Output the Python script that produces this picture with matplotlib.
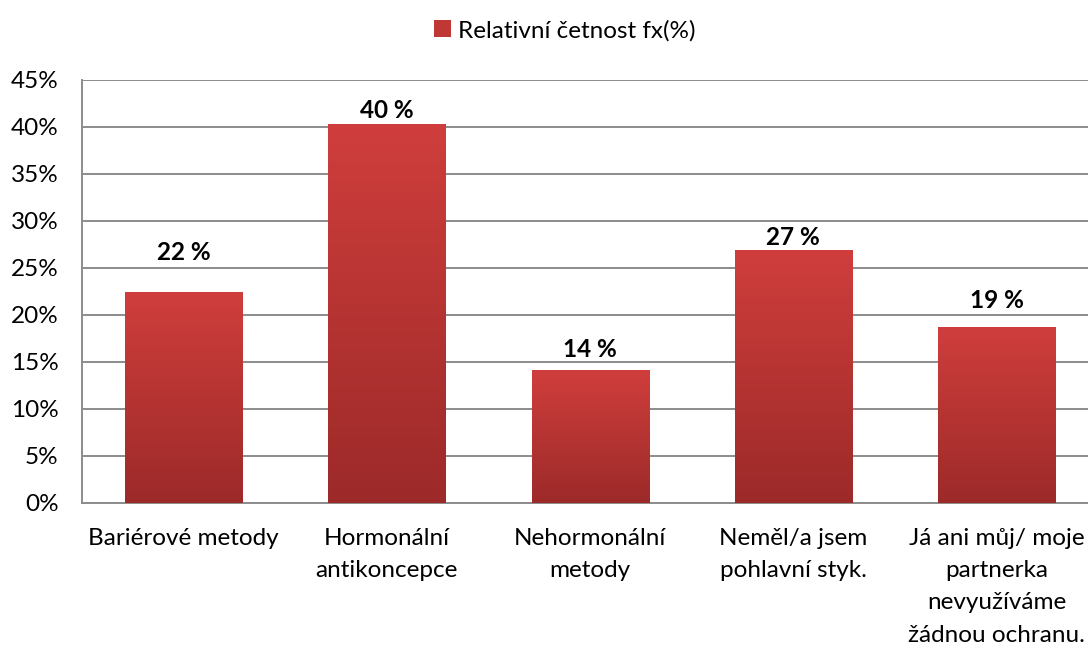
import numpy as np
import matplotlib.pyplot as plt
from matplotlib.patches import Patch
from matplotlib.colors import LinearSegmentedColormap

categories = ['Bariérové metody', 'Hormonální\nantikoncepce', 'Nehormonální\nmetody',
              'Neměl/a jsem\npohlavní styk.', 'Já ani můj/ moje\npartnerka\nnevyužíváme\nžádnou ochranu.']
values = [22.4, 40.3, 14.1, 26.9, 18.7]
legend_label = 'Relativní četnost fx(%)'

# label gaps above bar tops (points), placed by hand in the original
label_gap = [29, 10, 15, 9, 19]

plt.rcParams['font.family'] = ['Lato', 'DejaVu Sans']

fig = plt.figure(figsize=(10.88, 6.46), dpi=100)
ax = fig.add_axes([0.0754, 0.2214, 0.934, 0.6548])

x = np.arange(len(categories))
bars = ax.bar(x, values, width=0.576, color='#B83433', zorder=2)

# vertical gradient inside each bar
grad = np.linspace(0, 1, 256).reshape(-1, 1)
cmap = LinearSegmentedColormap.from_list('redgrad', ['#9C2A29', '#CF3E3C'])
for b in bars:
    x0, w, h = b.get_x(), b.get_width(), b.get_height()
    im = ax.imshow(grad, extent=(x0, x0 + w, 0, h), origin='lower', cmap=cmap,
                   aspect='auto', zorder=3)
    im.set_clip_path(b)

for xi, v, g in zip(x, values, label_gap):
    ax.annotate(f'{round(v)} %', (xi, v), xytext=(0, g), textcoords='offset points',
                ha='center', va='center', fontsize=17.5, fontweight='bold',
                color='black', zorder=4)

ax.set_xlim(-0.5, len(categories) - 0.5)
ax.set_ylim(0, 45)
ax.set_yticks(np.arange(0, 46, 5))
ax.set_yticklabels([f'{t}%' for t in range(0, 46, 5)])
ax.set_xticks(x)
ax.set_xticklabels(categories, linespacing=1.66)
ax.tick_params(axis='both', length=0, labelsize=17.5, colors='black')
ax.tick_params(axis='x', pad=18)
ax.tick_params(axis='y', pad=17)
ax.yaxis.grid(True, color='#8C8C8C', linewidth=1.4, zorder=0)
ax.set_axisbelow(True)
for s in ['top', 'right']:
    ax.spines[s].set_visible(False)
for s in ['left', 'bottom']:
    ax.spines[s].set_color('#8C8C8C')
    ax.spines[s].set_linewidth(1.4)

handle = Patch(facecolor='#C03836', edgecolor='none')
fig.legend([handle], [legend_label], loc='center', bbox_to_anchor=(0.519, 0.953),
           frameon=False, fontsize=17.5, handlelength=0.7, handleheight=0.7,
           handletextpad=0.3)

fig.savefig('out.png', dpi=100)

TASK: Take the material above from its first line through the line holding "color='black', zorder=4)" and set it down exactly, without the pictures.

RESULT:
Output the Python script that produces this picture with matplotlib.
import numpy as np
import matplotlib.pyplot as plt
from matplotlib.patches import Patch
from matplotlib.colors import LinearSegmentedColormap

categories = ['Bariérové metody', 'Hormonální\nantikoncepce', 'Nehormonální\nmetody',
              'Neměl/a jsem\npohlavní styk.', 'Já ani můj/ moje\npartnerka\nnevyužíváme\nžádnou ochranu.']
values = [22.4, 40.3, 14.1, 26.9, 18.7]
legend_label = 'Relativní četnost fx(%)'

# label gaps above bar tops (points), placed by hand in the original
label_gap = [29, 10, 15, 9, 19]

plt.rcParams['font.family'] = ['Lato', 'DejaVu Sans']

fig = plt.figure(figsize=(10.88, 6.46), dpi=100)
ax = fig.add_axes([0.0754, 0.2214, 0.934, 0.6548])

x = np.arange(len(categories))
bars = ax.bar(x, values, width=0.576, color='#B83433', zorder=2)

# vertical gradient inside each bar
grad = np.linspace(0, 1, 256).reshape(-1, 1)
cmap = LinearSegmentedColormap.from_list('redgrad', ['#9C2A29', '#CF3E3C'])
for b in bars:
    x0, w, h = b.get_x(), b.get_width(), b.get_height()
    im = ax.imshow(grad, extent=(x0, x0 + w, 0, h), origin='lower', cmap=cmap,
                   aspect='auto', zorder=3)
    im.set_clip_path(b)

for xi, v, g in zip(x, values, label_gap):
    ax.annotate(f'{round(v)} %', (xi, v), xytext=(0, g), textcoords='offset points',
                ha='center', va='center', fontsize=17.5, fontweight='bold',
                color='black', zorder=4)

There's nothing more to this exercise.